- **Material provided**:

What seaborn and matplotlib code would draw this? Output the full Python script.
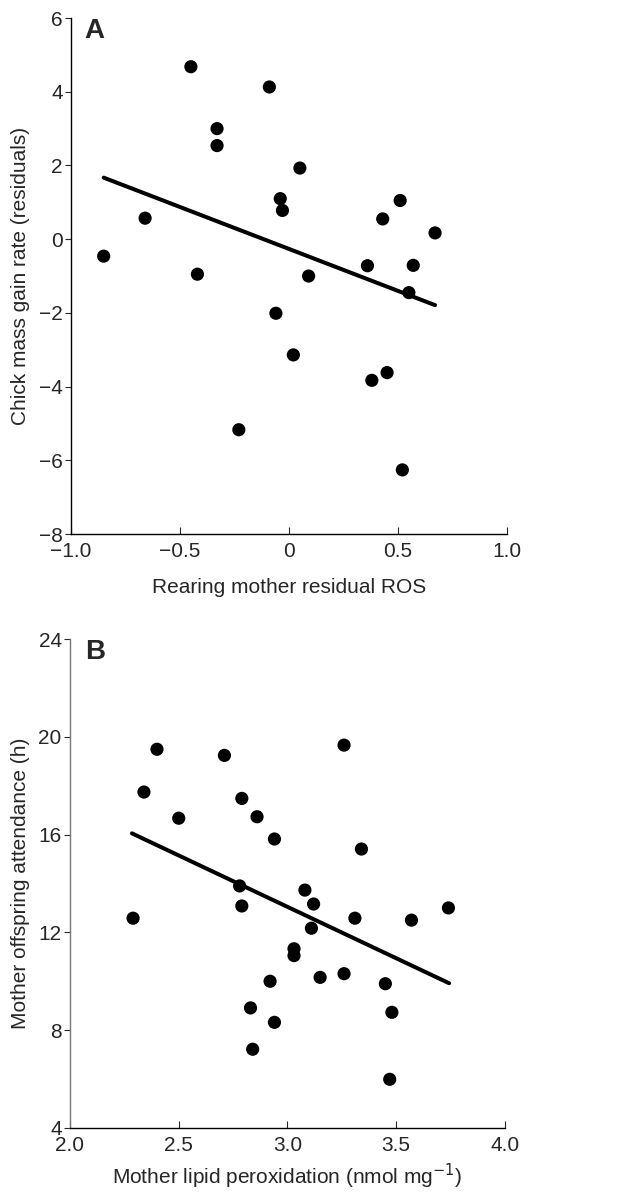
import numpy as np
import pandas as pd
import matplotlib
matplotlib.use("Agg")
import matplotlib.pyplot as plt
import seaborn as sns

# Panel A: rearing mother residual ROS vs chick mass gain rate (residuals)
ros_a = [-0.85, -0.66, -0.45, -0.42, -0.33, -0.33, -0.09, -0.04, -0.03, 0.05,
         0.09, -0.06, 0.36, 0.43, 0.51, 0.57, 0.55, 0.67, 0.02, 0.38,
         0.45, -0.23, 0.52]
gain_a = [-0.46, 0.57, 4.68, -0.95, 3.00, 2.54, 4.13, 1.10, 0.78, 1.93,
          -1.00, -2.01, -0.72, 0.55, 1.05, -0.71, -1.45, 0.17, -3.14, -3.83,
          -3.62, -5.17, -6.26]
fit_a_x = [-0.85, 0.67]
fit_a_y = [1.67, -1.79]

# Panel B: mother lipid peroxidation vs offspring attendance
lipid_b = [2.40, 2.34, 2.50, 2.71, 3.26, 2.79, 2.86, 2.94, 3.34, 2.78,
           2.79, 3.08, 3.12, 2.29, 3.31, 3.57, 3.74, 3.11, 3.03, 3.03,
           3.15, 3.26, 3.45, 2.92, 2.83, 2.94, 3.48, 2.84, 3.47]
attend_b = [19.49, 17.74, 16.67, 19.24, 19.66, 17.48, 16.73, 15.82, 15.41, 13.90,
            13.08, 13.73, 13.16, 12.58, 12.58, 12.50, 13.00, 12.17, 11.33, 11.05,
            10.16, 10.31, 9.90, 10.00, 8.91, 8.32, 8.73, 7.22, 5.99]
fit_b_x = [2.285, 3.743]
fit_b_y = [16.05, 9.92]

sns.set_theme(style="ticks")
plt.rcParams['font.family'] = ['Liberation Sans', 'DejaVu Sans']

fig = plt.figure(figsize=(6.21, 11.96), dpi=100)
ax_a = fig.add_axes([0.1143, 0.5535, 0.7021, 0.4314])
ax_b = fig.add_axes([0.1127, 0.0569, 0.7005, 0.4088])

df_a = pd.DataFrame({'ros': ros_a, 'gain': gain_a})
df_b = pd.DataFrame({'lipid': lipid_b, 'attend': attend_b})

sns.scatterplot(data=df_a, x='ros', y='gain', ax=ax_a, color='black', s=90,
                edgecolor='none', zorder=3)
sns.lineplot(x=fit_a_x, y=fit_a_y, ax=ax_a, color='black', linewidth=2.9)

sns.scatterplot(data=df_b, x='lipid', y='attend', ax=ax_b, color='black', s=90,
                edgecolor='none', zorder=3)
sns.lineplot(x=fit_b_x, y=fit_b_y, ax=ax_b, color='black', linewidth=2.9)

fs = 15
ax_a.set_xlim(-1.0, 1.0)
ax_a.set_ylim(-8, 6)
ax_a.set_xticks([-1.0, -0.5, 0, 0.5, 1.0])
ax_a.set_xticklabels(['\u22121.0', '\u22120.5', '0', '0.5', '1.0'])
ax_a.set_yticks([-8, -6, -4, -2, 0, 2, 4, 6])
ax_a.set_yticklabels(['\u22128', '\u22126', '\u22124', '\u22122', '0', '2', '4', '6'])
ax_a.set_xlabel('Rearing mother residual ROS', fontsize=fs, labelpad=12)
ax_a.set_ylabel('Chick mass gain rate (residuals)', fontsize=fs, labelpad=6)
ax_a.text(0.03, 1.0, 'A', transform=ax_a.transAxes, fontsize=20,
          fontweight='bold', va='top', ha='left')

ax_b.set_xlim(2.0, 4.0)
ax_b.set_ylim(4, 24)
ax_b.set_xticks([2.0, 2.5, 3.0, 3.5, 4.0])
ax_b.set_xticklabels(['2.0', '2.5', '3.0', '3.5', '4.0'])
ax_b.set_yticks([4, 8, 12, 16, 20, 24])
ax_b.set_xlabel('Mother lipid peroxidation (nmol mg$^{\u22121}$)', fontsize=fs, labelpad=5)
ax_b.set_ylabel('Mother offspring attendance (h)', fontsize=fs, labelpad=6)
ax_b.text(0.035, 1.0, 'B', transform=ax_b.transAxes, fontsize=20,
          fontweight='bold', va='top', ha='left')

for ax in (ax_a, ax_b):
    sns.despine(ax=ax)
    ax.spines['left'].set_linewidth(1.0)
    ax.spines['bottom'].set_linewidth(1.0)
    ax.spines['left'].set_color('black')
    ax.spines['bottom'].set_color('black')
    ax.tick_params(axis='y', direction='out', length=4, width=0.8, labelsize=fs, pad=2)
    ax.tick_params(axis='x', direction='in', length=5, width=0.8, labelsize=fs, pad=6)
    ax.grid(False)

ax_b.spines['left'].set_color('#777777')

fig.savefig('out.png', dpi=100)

- **Exercise task**: Give again, exactly, the lines from the start of the data through the one holding "fit_a_y = [1.67, -1.79]"; omit the pictures.

- **Complete response**:
What seaborn and matplotlib code would draw this? Output the full Python script.
import numpy as np
import pandas as pd
import matplotlib
matplotlib.use("Agg")
import matplotlib.pyplot as plt
import seaborn as sns

# Panel A: rearing mother residual ROS vs chick mass gain rate (residuals)
ros_a = [-0.85, -0.66, -0.45, -0.42, -0.33, -0.33, -0.09, -0.04, -0.03, 0.05,
         0.09, -0.06, 0.36, 0.43, 0.51, 0.57, 0.55, 0.67, 0.02, 0.38,
         0.45, -0.23, 0.52]
gain_a = [-0.46, 0.57, 4.68, -0.95, 3.00, 2.54, 4.13, 1.10, 0.78, 1.93,
          -1.00, -2.01, -0.72, 0.55, 1.05, -0.71, -1.45, 0.17, -3.14, -3.83,
          -3.62, -5.17, -6.26]
fit_a_x = [-0.85, 0.67]
fit_a_y = [1.67, -1.79]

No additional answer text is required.